At just 21 years old, Christopher Sweet has found himself at the center of a controversial AI-powered deregulation project inside the U.S. Department of Housing and Urban Development (HUD)—despite having no government background and not yet completing his undergraduate degree.
Sweet, a third-year economics and data science student at the University of Chicago, has been enlisted as a “special assistant” to HUD through the Department of Government Efficiency (DOGE), a Musk-aligned task force that has quickly grown influential within the federal government. According to internal communications obtained by WIRED, Sweet is helping to reshape federal housing policy using artificial intelligence—raising concerns about transparency, qualifications, and the legality of the work underway.
A Student with Sweeping Authority
Sweet’s arrival at HUD was announced in an agency-wide email earlier this month by DOGE official Scott Langmack, who introduced him as a data-savvy analyst capable of handling advanced AI tools. Langmack praised Sweet’s technical abilities and multilingual skills, noting his Brazilian heritage and fluency in Portuguese.
But it’s Sweet’s role—not his résumé—that is turning heads. Multiple sources within HUD say he is leading efforts to deploy an AI system that reviews the agency’s existing regulations, compares them with underlying laws, and identifies areas where rules could be loosened, rewritten, or eliminated altogether.
Inside the AI Review Machine
HUD insiders describe a growing reliance on Sweet’s AI-driven analyses. He has reportedly created a massive spreadsheet—close to 1,000 rows long—flagging regulatory language that the AI model suggests may overstep legal bounds. For each item, the AI provides suggested edits or alternatives. Staffers in the Office of Public and Indian Housing (PIH) have been instructed to review the AI’s proposals and justify any disagreements in writing.
“It’s wild that AI is suggesting regulatory rewrites,” one HUD employee admitted. “But there’s a human check involved, so it’s not completely out of control.”
The process, however, bypasses the traditional rulemaking framework governed by the Administrative Procedure Act, which requires public comment and multi-agency oversight. Critics worry the AI review is moving too fast—and without enough accountability.
A Broader Government Experiment
Sources say the AI model Sweet is helping refine may soon be used across multiple federal agencies. DOGE officials have discussed scaling it to scan the entire Code of Federal Regulations, with Sweet and DOGE attorney Jacob Altik involved in shaping the tool’s development.
The model reportedly estimates how much text can be deleted from individual rules and assigns a “noncompliance” score, though the formula behind those metrics remains unclear.

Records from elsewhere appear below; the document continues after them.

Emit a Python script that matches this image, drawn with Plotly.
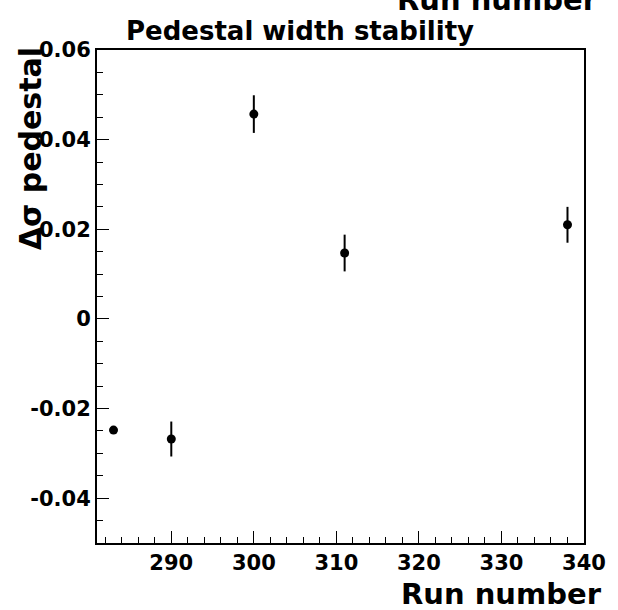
import plotly.graph_objects as go

# Data
run_number = [283, 290, 300, 311, 338]
delta_sigma = [-0.0248, -0.0268, 0.0457, 0.0147, 0.0210]
delta_sigma_err = [0.0008, 0.0039, 0.0042, 0.0041, 0.0040]

y_tickvals = [-0.04, -0.02, 0, 0.02, 0.04, 0.06]
y_ticktext = ["-0.04", "-0.02", "0", "0.02", "0.04", "0.06"]
x_tickvals = [290, 300, 310, 320, 330, 340]
x_ticktext = ["290", "300", "310", "320", "330", "340"]

FONT = "DejaVu Sans"

fig = go.Figure()
fig.add_trace(go.Scatter(
    x=run_number, y=delta_sigma, mode="markers",
    marker=dict(color="black", size=9, symbol="circle"),
    error_y=dict(type="data", array=delta_sigma_err, visible=True,
                 color="black", thickness=2, width=0),
    showlegend=False,
))

W, H = 618, 610
L, R, T, B = 97, 590, 50, 543


def px(p):
    return (p - L) / (R - L)


def py(p):
    return (B - p) / (B - T)


fig.update_layout(
    width=W, height=H,
    margin=dict(l=L, r=W - R, t=T, b=H - B, pad=0),
    paper_bgcolor="white", plot_bgcolor="white",
    font=dict(family=FONT, color="black"),
    xaxis=dict(
        range=[281, 340], showgrid=False, zeroline=False,
        showline=True, linecolor="black", linewidth=2, mirror=True,
        ticks="inside", ticklen=12, tickwidth=1, tickcolor="black",
        tickvals=x_tickvals, ticktext=x_ticktext,
        tickfont=dict(family=FONT, size=21, color="black", weight="bold"),
        minor=dict(dtick=2, tick0=0, ticks="inside", ticklen=6, tickcolor="black", tickwidth=1, showgrid=False),
    ),
    yaxis=dict(
        range=[-0.05, 0.06], showgrid=False, zeroline=False,
        showline=True, linecolor="black", linewidth=2, mirror=True,
        ticks="inside", ticklen=12, tickwidth=1, tickcolor="black",
        tickvals=y_tickvals, ticktext=y_ticktext,
        tickfont=dict(family=FONT, size=21, color="black", weight="bold"),
        minor=dict(dtick=0.005, tick0=0, ticks="inside", ticklen=6, tickcolor="black", tickwidth=1, showgrid=False),
    ),
    annotations=[
        dict(text="Pedestal width stability", xref="paper", yref="paper",
             x=px(303), y=py(48), xanchor="center", yanchor="bottom", showarrow=False,
             font=dict(family=FONT, size=26, color="black", weight="bold")),
        dict(text="Run number", xref="paper", yref="paper",
             x=px(610), y=py(613), xanchor="right", yanchor="bottom", showarrow=False,
             font=dict(family=FONT, size=29, color="black", weight="bold")),
        dict(text="Run number", xref="paper", yref="paper",
             x=px(606), y=py(19), xanchor="right", yanchor="bottom", showarrow=False,
             font=dict(family=FONT, size=29, color="black", weight="bold")),
        dict(text="Δσ pedestal", xref="paper", yref="paper",
             x=px(30), y=py(45), xanchor="center", yanchor="top", showarrow=False,
             textangle=-90,
             font=dict(family=FONT, size=30, color="black", weight="bold")),
    ],
)

fig.write_html("out.html")
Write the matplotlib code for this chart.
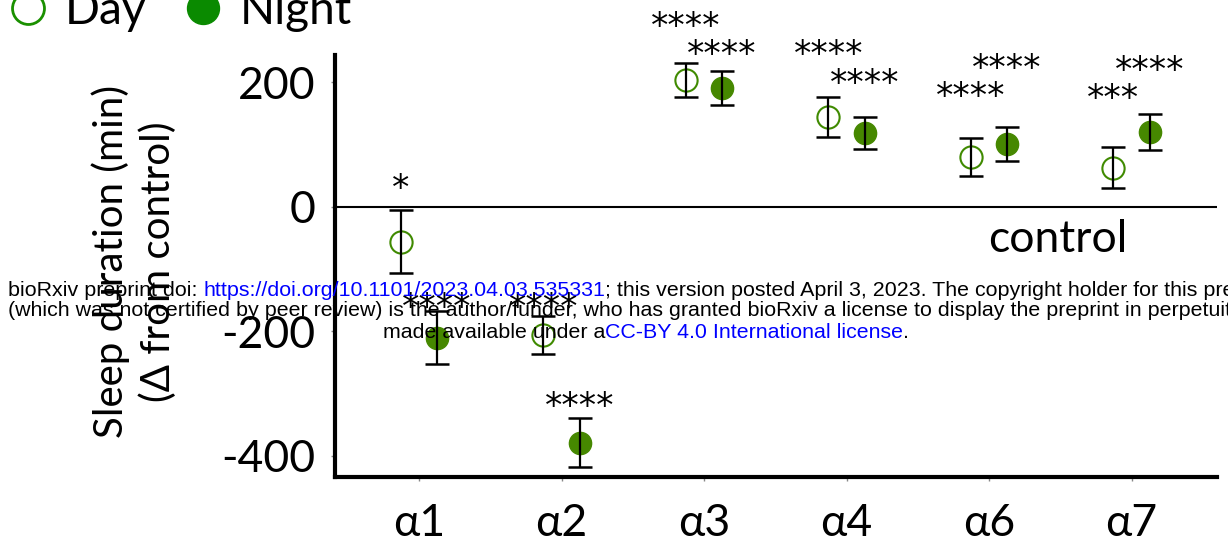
import matplotlib
matplotlib.use("Agg")
import matplotlib.pyplot as plt
from matplotlib.lines import Line2D

# Receptor subunits and sleep change (min, delta from control)
subunits = ["α1", "α2", "α3", "α4", "α6", "α7"]
day_mean = [-56, -206, 204, 145, 80, 63]
day_err = [51, 31, 27, 32, 31, 33]
night_mean = [-210, -379, 191, 119, 101, 120]
night_err = [42, 39, 27, 26, 27, 29]

# significance labels and the height they sit at
day_stars = ["*", "****", "****", "****", "****", "***"]
day_star_y = [40, -151, 300, 255, 188, 185]
night_stars = ["****", "****", "****", "****", "****", "****"]
night_star_y = [-151, -310, 255, 209, 233, 230]

MAIN_FONT = ["Lato", "DejaVu Sans"]
plt.rcParams["font.family"] = MAIN_FONT
day_col = "#3f8a00"
night_col = "#468800"

fig = plt.figure(figsize=(12.28, 5.49), dpi=100)
ax = fig.add_axes([335 / 1228, 72 / 549, 882 / 1228, 422 / 549])

xs = list(range(1, len(subunits) + 1))
off = 0.127
x_day = [x - off for x in xs]
x_night = [x + off for x in xs]

ax.axhline(0, color="black", lw=1.5, zorder=1)

ax.plot(x_day, day_mean, "o", ms=16, mfc="white", mec=day_col, mew=1.5, ls="none", zorder=2)
ax.plot(x_night, night_mean, "o", ms=16, mfc=night_col, mec=night_col, ls="none", zorder=2)
ax.errorbar(x_day, day_mean, yerr=day_err, fmt="none", ecolor="black", elinewidth=1.6,
            capsize=8.5, capthick=1.8, zorder=3)
ax.errorbar(x_night, night_mean, yerr=night_err, fmt="none", ecolor="black", elinewidth=1.6,
            capsize=8.5, capthick=1.8, zorder=3)

for x, s, y in zip(x_day, day_stars, day_star_y):
    ax.annotate(s, (x, y), xytext=(0, -5), textcoords="offset points", ha="center",
                va="center", fontsize=25, family="DejaVu Sans", annotation_clip=False)
for x, s, y in zip(x_night, night_stars, night_star_y):
    ax.annotate(s, (x, y), xytext=(0, -5), textcoords="offset points", ha="center",
                va="center", fontsize=25, family="DejaVu Sans", annotation_clip=False)

ax.text(5.48, -52, "control", ha="center", va="center", fontsize=32)

ax.set_xlim(0.4105, 6.6)
ax.set_ylim(-434, 244)
ax.set_yticks([200, 0, -200, -400])
ax.set_yticklabels(["200", "0", "-200", "-400"])
ax.set_xticks(xs)
ax.set_xticklabels(subunits)
ax.tick_params(axis="both", labelsize=32, length=3, width=1, color="#888888")
ax.tick_params(axis="y", pad=11)
ax.tick_params(axis="x", pad=16)
for side in ["top", "right"]:
    ax.spines[side].set_visible(False)
for side in ["left", "bottom"]:
    ax.spines[side].set_linewidth(3)

fig.text(134 / 1228, 1 - 262 / 549, "Sleep duration (min)\n(Δ from control)", rotation=90,
         ha="center", va="center", multialignment="center", fontsize=29, linespacing=1.3)

handles = [
    Line2D([], [], marker="o", ls="none", ms=23, mfc="white", mec="#1a9000", mew=2),
    Line2D([], [], marker="o", ls="none", ms=23, mfc="#0a8a00", mec="#0a8a00"),
]
fig.legend(handles, ["Day", "Night"], loc="center left", bbox_to_anchor=(-0.011, 0.98),
           ncol=2, frameon=False, fontsize=33, handletextpad=0.3, columnspacing=0.75,
           handlelength=1.0, borderaxespad=0)

# bioRxiv watermark, drawn piece by piece so colours can change mid-line
wm_font = ["Liberation Sans", "DejaVu Sans"]
wm_lines = [
    (8, 290, [("bioRxiv preprint doi: ", "black"),
              ("https://doi.org/10.1101/2023.04.03.535331", "blue"),
              ("; this version posted April 3, 2023. The copyright holder for this preprint", "black")]),
    (8, 311, [("(which was not certified by peer review) is the author/funder, who has granted bioRxiv a license to display the preprint in perpetuity. It is", "black")]),
    (383, 332, [("made available under a", "black"),
                ("CC-BY 4.0 International license", "blue"),
                (".", "black")]),
]
renderer = fig.canvas.get_renderer()
for x0, y0, pieces in wm_lines:
    x = x0
    for s, c in pieces:
        t = fig.text(x / 1228, 1 - y0 / 549, s, color=c, fontsize=15.4, family=wm_font,
                     ha="left", va="center", zorder=10)
        bb = t.get_window_extent(renderer=renderer)
        x += bb.width

fig.savefig("out.png", dpi=100)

Before HUD: GitHub Projects and Student Ventures
While Sweet’s sudden influence may seem surprising, clues to his ambitions were visible online. A GitHub profile linked to him shows a project launched before his HUD appointment that maps out regulatory burdens across agencies. The app was last updated in March 2025—just weeks before his reported start at HUD.
Beyond coding, Sweet also dabbled in finance. A short biography on the site of East Edge Securities, a student-run investment firm he co-founded, lists past work with private equity firms in London and San Francisco. He also holds a board seat at Paragon Global Investments, a student hedge fund, and is expected to join Nexus Point Capital in Hong Kong this summer. Most of these firms declined to comment or did not respond.
Questions of Oversight and Intentions
Despite his growing role, Sweet has kept a low public profile. His only known social media activity is a dormant Substack account following market analysts and a few conservative commentators, including Elon Musk associate Marc Andreessen.
Meanwhile, political pushback is mounting. Rep. Maxine Waters (D-CA) recently accused DOGE of infiltrating housing agencies, misusing funds, and accessing private tenant data—charges that underscore the tension surrounding Sweet’s presence and DOGE’s broader mission.